_Brief_
Only the lines from the top of the listing below to the line that has "3.19, 3.26]" should be echoed, with both ends kept and pictures left out.

_Material provided_
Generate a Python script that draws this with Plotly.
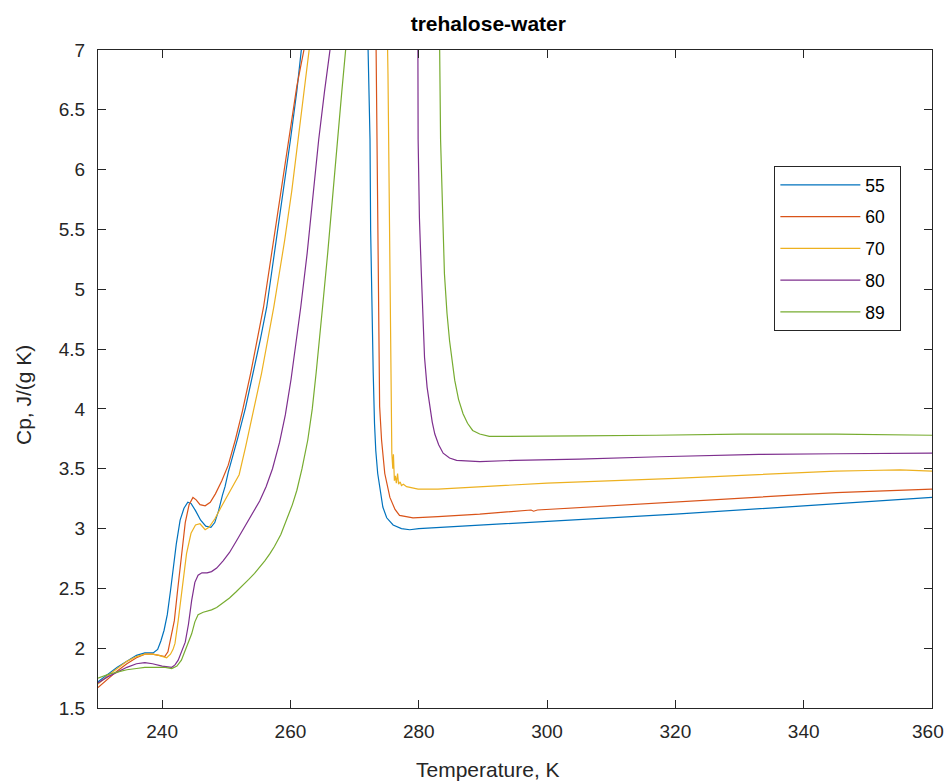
import plotly.graph_objects as go

# Heat capacity of trehalose-water mixtures (wt% trehalose given by the legend label)
labels = ["55", "60", "70", "80", "89"]
colors = ["#0072BD", "#D95319", "#EDB120", "#7E2F8E", "#77AC30"]

t55 = [230.0, 231.5, 233.0, 234.5, 236.0, 237.3, 238.6, 239.3, 239.8, 240.3, 240.8, 241.3,
       241.7, 242.2, 242.8, 243.4, 244.0, 244.5, 245.2, 246.0, 246.8, 247.6, 248.2, 248.8,
       249.4, 249.8, 250.3, 251.0, 251.8, 253.0, 254.2, 255.3, 256.3, 257.8, 258.9, 260.0,
       261.0, 261.7, 262.3, 267.0, 271.9, 272.1, 272.4, 272.5, 272.6, 272.75, 272.9, 273.1,
       273.3, 273.6, 274.0, 274.4, 275.0, 276.0, 277.3, 278.6, 280.0, 286.4, 300.0, 320.0,
       340.0, 360.0]
cp55 = [1.72, 1.78, 1.84, 1.89, 1.94, 1.96, 1.96, 1.99, 2.06, 2.15, 2.28, 2.48,
        2.65, 2.87, 3.07, 3.17, 3.22, 3.21, 3.15, 3.07, 3.02, 3.01, 3.05, 3.15,
        3.28, 3.35, 3.47, 3.60, 3.76, 4.01, 4.30, 4.58, 4.85, 5.41, 5.82, 6.25,
        6.66, 7.00, 7.30, 14.0, 8.5, 7.00, 6.25, 5.49, 5.13, 4.70, 4.30, 3.88,
        3.65, 3.46, 3.30, 3.18, 3.09, 3.03, 3.00, 2.99, 3.00, 3.02, 3.06, 3.12,
        3.19, 3.26]

t60 = [230.0, 231.5, 233.0, 234.5, 236.0, 237.3, 238.5, 239.5, 240.4, 240.9, 241.2, 241.6,
       241.9, 242.4, 243.0, 243.6, 244.2, 244.8, 245.3, 245.9, 246.7, 247.5, 248.3, 249.3,
       250.3, 251.4, 252.5, 253.8, 255.8, 257.4, 258.6, 259.7, 261.0, 262.1, 262.8, 268.0,
       273.2, 273.35, 273.5, 273.7, 273.9, 274.2, 274.7, 275.5, 276.3, 277.0, 279.1, 283.0,
       286.4, 289.5, 297.5, 297.9, 298.5, 310.0, 333.0, 345.0, 360.0]
cp60 = [1.67, 1.74, 1.81, 1.87, 1.92, 1.95, 1.95, 1.94, 1.93, 1.97, 2.04, 2.15,
        2.23, 2.48, 2.79, 3.05, 3.20, 3.26, 3.24, 3.20, 3.19, 3.22, 3.29, 3.40,
        3.53, 3.74, 3.98, 4.30, 4.85, 5.41, 5.85, 6.25, 6.70, 7.00, 7.30, 14.0,
        8.0, 7.00, 6.25, 5.00, 4.02, 3.74, 3.46, 3.26, 3.16, 3.11, 3.09, 3.10,
        3.11, 3.12, 3.155, 3.145, 3.155, 3.19, 3.26, 3.30, 3.33]

t70 = [230.0, 231.5, 233.0, 234.5, 236.0, 237.3, 238.5, 239.5, 240.7, 241.3, 241.7, 242.0,
       242.5, 243.1, 243.8, 244.5, 245.2, 245.9, 246.3, 246.7, 247.3, 248.2, 249.2, 250.0,
       250.8, 252.0, 253.0, 254.2, 255.5, 257.4, 259.1, 260.2, 261.2, 262.2, 263.0, 263.6,
       269.0, 275.05, 275.2, 275.35, 275.6, 275.8, 275.95, 276.05, 276.2, 276.35, 276.5, 276.7,
       276.85, 277.1, 277.3, 277.6, 278.1, 279.0, 279.9, 283.0, 286.4, 289.5, 300.0, 320.0,
       333.0, 345.0, 350.0, 355.0, 360.0]
cp70 = [1.70, 1.77, 1.83, 1.89, 1.93, 1.95, 1.95, 1.94, 1.92, 1.95, 1.99, 2.04,
        2.23, 2.50, 2.79, 2.96, 3.03, 3.04, 3.01, 2.99, 3.01, 3.08, 3.18, 3.26,
        3.33, 3.45, 3.68, 3.98, 4.30, 4.85, 5.41, 5.82, 6.25, 6.65, 7.00, 7.30,
        14.0, 7.30, 6.80, 6.00, 4.30, 3.63, 3.50, 3.62, 3.40, 3.44, 3.38, 3.46,
        3.37, 3.39, 3.36, 3.37, 3.35, 3.34, 3.33, 3.33, 3.34, 3.35, 3.38, 3.42,
        3.45, 3.48, 3.485, 3.49, 3.48]

t80 = [230.0, 231.5, 233.0, 234.5, 236.0, 237.3, 238.5, 240.0, 241.5, 242.0, 242.5, 243.1,
       243.6, 244.1, 244.6, 245.1, 245.6, 246.2, 247.0, 247.7, 248.5, 249.5, 250.5, 251.5,
       252.5, 253.5, 254.4, 255.2, 256.2, 257.2, 258.3, 259.2, 260.1, 261.0, 261.6, 262.6,
       263.5, 264.4, 265.3, 266.2, 266.9, 273.0, 279.85, 279.9, 280.1, 280.4, 280.65, 280.9,
       281.3, 281.7, 282.1, 282.5, 283.1, 283.8, 284.8, 285.9, 289.5, 295.0, 305.0, 317.5,
       333.0, 345.0, 360.0]
cp80 = [1.71, 1.76, 1.80, 1.84, 1.87, 1.88, 1.87, 1.85, 1.84, 1.86, 1.90, 1.98,
        2.05, 2.20, 2.40, 2.55, 2.61, 2.63, 2.63, 2.64, 2.67, 2.73, 2.80, 2.89,
        2.98, 3.07, 3.15, 3.23, 3.35, 3.50, 3.72, 3.95, 4.25, 4.60, 4.85, 5.30,
        5.78, 6.25, 6.65, 7.00, 7.30, 14.0, 7.30, 6.25, 5.60, 5.13, 4.75, 4.43,
        4.18, 4.02, 3.89, 3.79, 3.70, 3.63, 3.59, 3.57, 3.56, 3.57, 3.58, 3.60,
        3.62, 3.625, 3.63]

t89 = [230.0, 231.5, 233.0, 234.5, 236.0, 237.3, 239.0, 240.5, 241.5, 242.3, 243.0, 243.6,
       244.1, 244.6, 245.1, 245.6, 246.4, 247.7, 248.5, 249.5, 250.5, 251.5, 252.5, 253.5,
       254.4, 255.2, 256.0, 256.8, 257.5, 258.5, 259.5, 260.3, 261.0, 261.8, 262.7, 263.4,
       264.0, 264.5, 265.0, 265.8, 266.5, 267.3, 268.0, 268.6, 269.2, 276.0, 283.2, 283.4,
       284.0, 284.4, 284.8, 285.6, 286.2, 286.9, 287.6, 288.4, 289.5, 291.0, 295.0, 305.0,
       317.0, 330.0, 345.0, 360.0]
cp89 = [1.75, 1.78, 1.80, 1.82, 1.83, 1.84, 1.84, 1.84, 1.83, 1.85, 1.90, 1.98,
        2.05, 2.12, 2.22, 2.28, 2.30, 2.32, 2.34, 2.38, 2.42, 2.47, 2.52, 2.575,
        2.625, 2.675, 2.73, 2.79, 2.85, 2.95, 3.08, 3.20, 3.32, 3.50, 3.74, 4.00,
        4.30, 4.56, 4.85, 5.30, 5.75, 6.25, 6.65, 7.00, 7.30, 14.0, 7.30, 6.25,
        5.13, 4.80, 4.57, 4.24, 4.08, 3.96, 3.88, 3.82, 3.79, 3.77, 3.77, 3.775,
        3.78, 3.79, 3.79, 3.78]

x_ticks = [240, 260, 280, 300, 320, 340, 360]
x_ticktext = ["240", "260", "280", "300", "320", "340", "360"]
y_ticks = [1.5, 2, 2.5, 3, 3.5, 4, 4.5, 5, 5.5, 6, 6.5, 7]
y_ticktext = ["1.5", "2", "2.5", "3", "3.5", "4", "4.5", "5", "5.5", "6", "6.5", "7"]

temps = [t55, t60, t70, t80, t89]
cps = [cp55, cp60, cp70, cp80, cp89]

FONT = "Liberation Sans, Arial, Helvetica, sans-serif"
AX = "#262626"
PAD = "\u00a0\u00a0"  # trailing room inside the legend box

fig = go.Figure()
for lab, col, t, c in zip(labels, colors, temps, cps):
    fig.add_trace(go.Scatter(
        x=t, y=c, mode="lines", name=lab + PAD, legendgroup=lab,
        line=dict(color=col, width=1.2),
    ))

axis_common = dict(
    showline=True, linecolor=AX, linewidth=1, mirror="ticks",
    ticks="inside", ticklen=8, tickwidth=1, tickcolor=AX,
    showgrid=False, zeroline=False, automargin=False,
    tickfont=dict(family=FONT, size=19, color=AX),
)

# the last x label sits at the page edge, so it is drawn as a nudged annotation
edge_label = dict(text=x_ticktext[-1], xref="x", yref="paper", x=x_ticks[-1], y=-0.035,
                  xanchor="center", yanchor="middle", xshift=-4, showarrow=False,
                  font=dict(family=FONT, size=19, color=AX))

fig.update_layout(
    width=946, height=784,
    margin=dict(l=98, r=14, t=50, b=76, autoexpand=False),
    paper_bgcolor="white", plot_bgcolor="white",
    font=dict(family=FONT, color=AX),
    title=dict(text="<b>trehalose-water</b>", x=0.468, xref="paper", xanchor="center",
               y=1 - 24 / 784, yanchor="middle",
               font=dict(family=FONT, size=21, color="black")),
    xaxis=dict(range=[229.9999, 360.0001], tickvals=x_ticks,
               ticktext=x_ticktext[:-1] + [""], ticklabelstandoff=6, **axis_common),
    yaxis=dict(range=[1.5, 7], tickvals=y_ticks, ticktext=y_ticktext,
               ticklabelstandoff=8, **axis_common),
    legend=dict(x=0.811, y=0.8237, xanchor="left", yanchor="top",
                bgcolor="white", bordercolor=AX, borderwidth=1,
                font=dict(family=FONT, size=17.5, color="black"),
                traceorder="grouped", tracegroupgap=6, itemwidth=80),
    annotations=[
        edge_label,
        dict(text="Temperature, K", xref="paper", yref="paper", x=0.468, y=-0.0942,
             xanchor="center", yanchor="middle", showarrow=False,
             font=dict(family=FONT, size=21, color=AX)),
        dict(text="Cp, J/(g K)", xref="paper", yref="paper", x=-0.0887, y=0.4757,
             xanchor="center", yanchor="middle", showarrow=False, textangle=-90,
             font=dict(family=FONT, size=21, color=AX)),
    ],
)

fig.write_html("out.html", config={"displayModeBar": False})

_Written answer_
Generate a Python script that draws this with Plotly.
import plotly.graph_objects as go

# Heat capacity of trehalose-water mixtures (wt% trehalose given by the legend label)
labels = ["55", "60", "70", "80", "89"]
colors = ["#0072BD", "#D95319", "#EDB120", "#7E2F8E", "#77AC30"]

t55 = [230.0, 231.5, 233.0, 234.5, 236.0, 237.3, 238.6, 239.3, 239.8, 240.3, 240.8, 241.3,
       241.7, 242.2, 242.8, 243.4, 244.0, 244.5, 245.2, 246.0, 246.8, 247.6, 248.2, 248.8,
       249.4, 249.8, 250.3, 251.0, 251.8, 253.0, 254.2, 255.3, 256.3, 257.8, 258.9, 260.0,
       261.0, 261.7, 262.3, 267.0, 271.9, 272.1, 272.4, 272.5, 272.6, 272.75, 272.9, 273.1,
       273.3, 273.6, 274.0, 274.4, 275.0, 276.0, 277.3, 278.6, 280.0, 286.4, 300.0, 320.0,
       340.0, 360.0]
cp55 = [1.72, 1.78, 1.84, 1.89, 1.94, 1.96, 1.96, 1.99, 2.06, 2.15, 2.28, 2.48,
        2.65, 2.87, 3.07, 3.17, 3.22, 3.21, 3.15, 3.07, 3.02, 3.01, 3.05, 3.15,
        3.28, 3.35, 3.47, 3.60, 3.76, 4.01, 4.30, 4.58, 4.85, 5.41, 5.82, 6.25,
        6.66, 7.00, 7.30, 14.0, 8.5, 7.00, 6.25, 5.49, 5.13, 4.70, 4.30, 3.88,
        3.65, 3.46, 3.30, 3.18, 3.09, 3.03, 3.00, 2.99, 3.00, 3.02, 3.06, 3.12,
        3.19, 3.26]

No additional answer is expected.